We are more than just our minds. We are not just heads on sticks. The flow of information between body and brain goes both ways. Only by listening to the signals that our bodies are sending us can we begin to tune in to what we need – when we need to eat, when we need to move, when we need to rest.
And it’s by shifting attention towards the body and away from the thinking mind that we may be able to find a more sustainable rhythm of rest and relaxation.
The five senses are an access point for moments of mindful recovery in any moment. In the middle of a hectic day you can choose to sit for five minutes and simply tune into your breathing. You can pause before just downing the next cup of coffee and actually experience it – feel the warmth of the mug, smell the coffee, sip it slowly and taste it with every part of your tongue. As you walk from one location to the next, allow your attention to shift from your thoughts to the feeling of your feet as they make contact with the floor, with your muscles as the propel you along.

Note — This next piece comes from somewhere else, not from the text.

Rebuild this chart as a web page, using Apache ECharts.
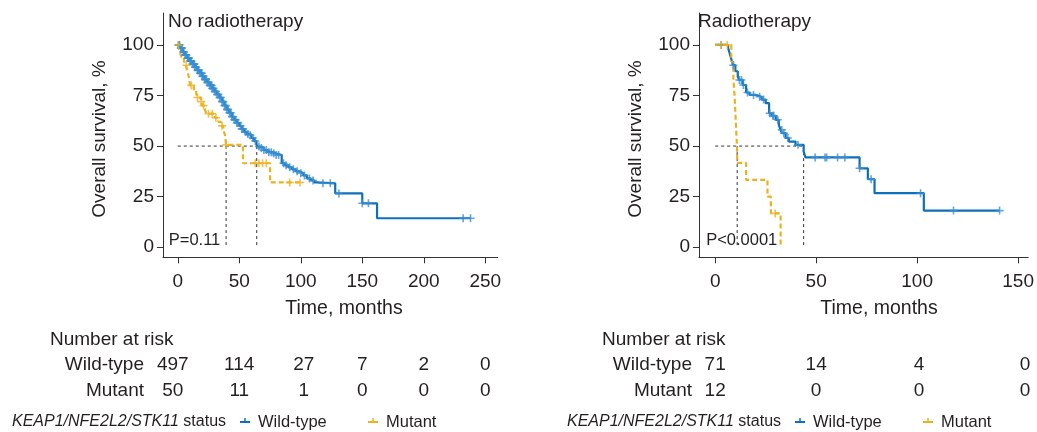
<!DOCTYPE html>
<html><head><meta charset="utf-8">
<script src="https://cdn.jsdelivr.net/npm/echarts@6/dist/echarts.min.js"></script>
<style>html,body{margin:0;padding:0;background:#fff}#c{width:1037px;height:432px}</style>
</head><body><div id="c"></div>
<script>
// ---------- DATA ----------
const xTicksLeft = [0, 50, 100, 150, 200, 250];
const xTicksRight = [0, 50, 100, 150];
const yTicks = [0, 25, 50, 75, 100];

// No radiotherapy, wild-type
const noRtWildTime = [0,2,4,6,8,10,12,14,16,18,20,22,24,26,28,30,32,34,36,38,40,42,44,46,48,50,52,54,56,58,60,62,64,65,67,70,73,77,80,84.5,87,90,93,96,99,102,105,108,111,113,128,150,162,238];
const noRtWildSurv = [100,98.5,96.5,95,93.5,92,90.5,89,87.5,86,84.5,83,81.5,80,78.5,77,75.5,74,72,70,68,66.5,64.5,63,61.5,60,58.5,57,56,55.3,54,52.5,50.8,49.8,49,48,47,46.3,45.6,41.5,40.5,39.5,38.5,37.5,36.6,35.5,34,33,32,31.6,26.6,21.7,14.3,14.3];
const noRtWildCensor = [0.5,1,1.5,2.5,3,3.5,4.5,5,6,6.5,7,8,8.5,9,10,10.5,11,12,13,13.5,14,15,16,16.5,17,18,19,19.5,20,21,22,22.5,23,24,25,26,27,27.5,28,29,30,31,32,33,34,35,36,37,38,39,40,41,42,43,44,45,46,47,48,49,51,52,53,55,57,59,61,63,66,68,70,72,74,76,78,80,82,86,88,91,94,97,100,103,107,110,118,124,131,150,155,232,238];

// No radiotherapy, mutant
const noRtMutTime = [0,1,2,3,5,6.5,7.5,9,10,13,15,16,19,20,22,23.6,30,33,35,37,38.4,39.3,53,75,99.4];
const noRtMutSurv = [100,98,96,94,92,90,88,84,80,78,76,74,72,70,68,66,64,62,60,58,55.5,50.6,41.5,32,32];
const noRtMutCensor = [0.5,7,11,16,19,21,25,28,31,36,39.5,63,66,69,72,91,99.4];
const noRtMedians = [39.3, 64.2];

// Radiotherapy, wild-type
const rtWildTime = [0,6.4,7.2,8,8.8,10,11.2,12,13.7,15.3,17,20,23,25,26.7,28,30,31.5,32.4,33.2,34.9,36.5,39.8,43.8,44.7,71.5,75.6,78.9,103.3,140.8];
const rtWildSurv = [100,98.6,95.8,93,90,87,84.3,82.7,80.2,76.5,75.3,74.4,73,71.2,66.2,65,63,60.5,58,56.4,54,52.2,50.6,47.3,44.4,39,33.6,26.7,18.1,18.1];
const rtWildCensor = [3,9,12,13,14,16,19,22,24,27,28.5,29,31,33,34,36,41,49.5,54.4,55.2,60.6,64.2,71.5,77.2,101.7,118,140.8];

// Radiotherapy, mutant
const rtMutTime = [0,8,9,9.6,10,10.4,10.8,11,15.3,25.9,27.6,32.4];
const rtMutSurv = [100,91.7,83.3,75,66.7,58.3,50,41.7,33.3,25,16.7,0];
const rtMutCensor = [3,6,29.7];
const rtMedians = [10.9, 43.8];

const noRtRiskWild = [497, 114, 27, 7, 2, 0];
const noRtRiskMut = [50, 11, 1, 0, 0, 0];
const rtRiskWild = [71, 14, 4, 0];
const rtRiskMut = [12, 0, 0, 0];

// ---------- STYLE ----------
const BLUE = '#0E6FBA', BLUE_C = '#3A8FD3', YEL = '#EDB120', TXT = '#231F20';
const FONT = 'Liberation Sans, Arial, sans-serif';
const PLUS = 'path://M4,0L6,0L6,4L10,4L10,6L6,6L6,10L4,10L4,6L0,6L0,4L4,4Z';

function zip(t, s) { return t.map((v, i) => [v, s[i]]); }
function survAt(t, times, surv) { let v = surv[0]; for (let i = 0; i < times.length; i++) { if (times[i] <= t) v = surv[i]; } return v; }
function censorPts(c, times, surv) { return c.map(t => [t, survAt(t, times, surv)]); }

function axisPair(gi, xmin, xmax, ticks) {
  return {
    x: {
      type: 'value', gridIndex: gi, min: xmin, max: xmax,
      axisLine: { show: true, onZero: false, lineStyle: { color: '#333', width: 1 } },
      axisTick: { show: true, length: 6, customValues: ticks, lineStyle: { color: '#333' } },
      axisLabel: { customValues: ticks, fontSize: 19, fontFamily: FONT, color: TXT, margin: 15 },
      splitLine: { show: false }
    },
    y: {
      type: 'value', gridIndex: gi, min: -5, max: 115,
      axisLine: { show: true, onZero: false, lineStyle: { color: '#333', width: 1 } },
      axisTick: { show: true, length: 6, customValues: yTicks, lineStyle: { color: '#333' } },
      axisLabel: { customValues: yTicks, fontSize: 19, fontFamily: FONT, color: TXT, margin: 9 },
      splitLine: { show: false }
    }
  };
}
const a0 = axisPair(0, -12, 260, xTicksLeft);
const a1 = axisPair(1, -8, 155, xTicksRight);

function kmSeries(ai, time, surv, cens, color, dashed) {
  return [
    { type: 'line', xAxisIndex: ai, yAxisIndex: ai, data: zip(time, surv), step: 'end', showSymbol: false, silent: true,
      lineStyle: { color: color, width: 2.2, type: dashed ? [5, 3] : 'solid' }, z: dashed ? 4 : 3 },
    { type: 'scatter', xAxisIndex: ai, yAxisIndex: ai, data: censorPts(cens, time, surv), symbol: PLUS, symbolSize: 8,
      itemStyle: { color: dashed ? YEL : BLUE_C }, z: 5, silent: true }
  ];
}
function dashSeg(ai, p1, p2) {
  return { type: 'line', xAxisIndex: ai, yAxisIndex: ai, data: [p1, p2], showSymbol: false, silent: true,
    lineStyle: { color: '#333', width: 1, type: [3, 3] }, z: 2 };
}
const medL = Math.max(...noRtMedians), medR = Math.max(...rtMedians);
const series = [].concat(
  [dashSeg(0, [0, 50], [medL, 50])], noRtMedians.map(m => dashSeg(0, [m, 50], [m, 0])),
  kmSeries(0, noRtWildTime, noRtWildSurv, noRtWildCensor, BLUE, false),
  kmSeries(0, noRtMutTime, noRtMutSurv, noRtMutCensor, YEL, true),
  [dashSeg(1, [0, 50], [medR, 50])], rtMedians.map(m => dashSeg(1, [m, 50], [m, 0])),
  kmSeries(1, rtWildTime, rtWildSurv, rtWildCensor, BLUE, false),
  kmSeries(1, rtMutTime, rtMutSurv, rtMutCensor, YEL, true)
);

const chart = echarts.init(document.getElementById('c'), null, { renderer: 'canvas' });
chart.setOption({
  animation: false,
  backgroundColor: '#fff',
  grid: [
    { left: 163, top: 13, width: 334.6, height: 244.3 },
    { left: 699, top: 13, width: 333.5, height: 244.3 }
  ],
  xAxis: [a0.x, a1.x],
  yAxis: [Object.assign(a0.y, { max: 115.8 }), Object.assign(a1.y, { max: 115.8 })],
  series: series
});

// ---------- TEXT (titles, risk tables, legends) ----------
function txt(x, y, text, opt) {
  opt = opt || {};
  return { type: 'text', x: x, y: y, rotation: opt.rot || 0, z: 10, silent: true,
    style: { text: text, fontSize: opt.size || 19, fontFamily: FONT, fill: TXT,
      align: opt.align || 'left', textAlign: opt.align || 'left', verticalAlign: 'middle', textVerticalAlign: 'middle',
      rich: opt.rich } };
}
const g = [];
function panel(ai, title, titleX, ticks, riskW, riskM, pText, tableX, labelRight, timeX, yTitleX, legX, colShift) {
  g.push(txt(titleX, 22, title, { size: 19 }));
  g.push(txt(timeX, 309, 'Time, months', { size: 19.5, align: 'center' }));
  g.push(txt(yTitleX, 139, 'Overall survival, %', { size: 19, align: 'center', rot: Math.PI / 2 }));
  const p0 = chart.convertToPixel({ xAxisIndex: ai, yAxisIndex: ai }, [0, 0]);
  g.push(txt(p0[0] - 9, 240, pText, { size: 16.5 }));
  g.push(txt(tableX, 340, 'Number at risk', { size: 19 }));
  g.push(txt(labelRight, 365, 'Wild-type', { size: 19, align: 'right' }));
  g.push(txt(labelRight, 391, 'Mutant', { size: 19, align: 'right' }));
  ticks.forEach((t, i) => {
    const px = chart.convertToPixel({ xAxisIndex: ai }, t) + (colShift[i] || 0);
    g.push(txt(px, 365, String(riskW[i]), { size: 19, align: 'center' }));
    g.push(txt(px, 391, String(riskM[i]), { size: 19, align: 'center' }));
  });
  // legend
  g.push(txt(legX, 422, '{i|KEAP1/NFE2L2/STK11} status', { size: 16, rich: { i: { fontStyle: 'italic', fontSize: 16, fontFamily: FONT, fill: TXT } } }));
  const lx1 = legX + 228, lx2 = legX + 356;
  [[lx1, BLUE, 'Wild-type'], [lx2, YEL, 'Mutant']].forEach(([x, c, label]) => {
    g.push({ type: 'line', z: 10, silent: true, shape: { x1: x, y1: 422, x2: x + 10, y2: 422 }, style: { stroke: c, lineWidth: 2 } });
    g.push({ type: 'line', z: 10, silent: true, shape: { x1: x + 5, y1: 418, x2: x + 5, y2: 422 }, style: { stroke: c, lineWidth: 1.5 } });
    g.push(txt(x + 18, 422, label, { size: 16.5 }));
  });
}
panel(0, 'No radiotherapy', 168, xTicksLeft, noRtRiskWild, noRtRiskMut, 'P=0.11', 50, 144, 344, 100, 12, [-5, 0, 3, 0, 0, 0]);
panel(1, 'Radiotherapy', 698, xTicksRight, rtRiskWild, rtRiskMut, 'P<0.0001', 602, 692, 879, 636, 567, [0, 0, 2, 7]);
chart.setOption({ graphic: { elements: g } });
</script></body></html>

If we allow ourselves these small moments of recovery over the course of the day then we may end the day with enough energy to actually relax properly! To engage with some kind of active recovery rather than just zoning out. To exercise if that is what helps you feel good. To read a book if that is what gives that feeling of escape.
Maybe even to choose a film on Friday Movie Night and watch it from beginning to end.
Sorry Love Island…
How will you make rest and recovery a part of your life, rather than an optional extra? What is your body telling you about what you need?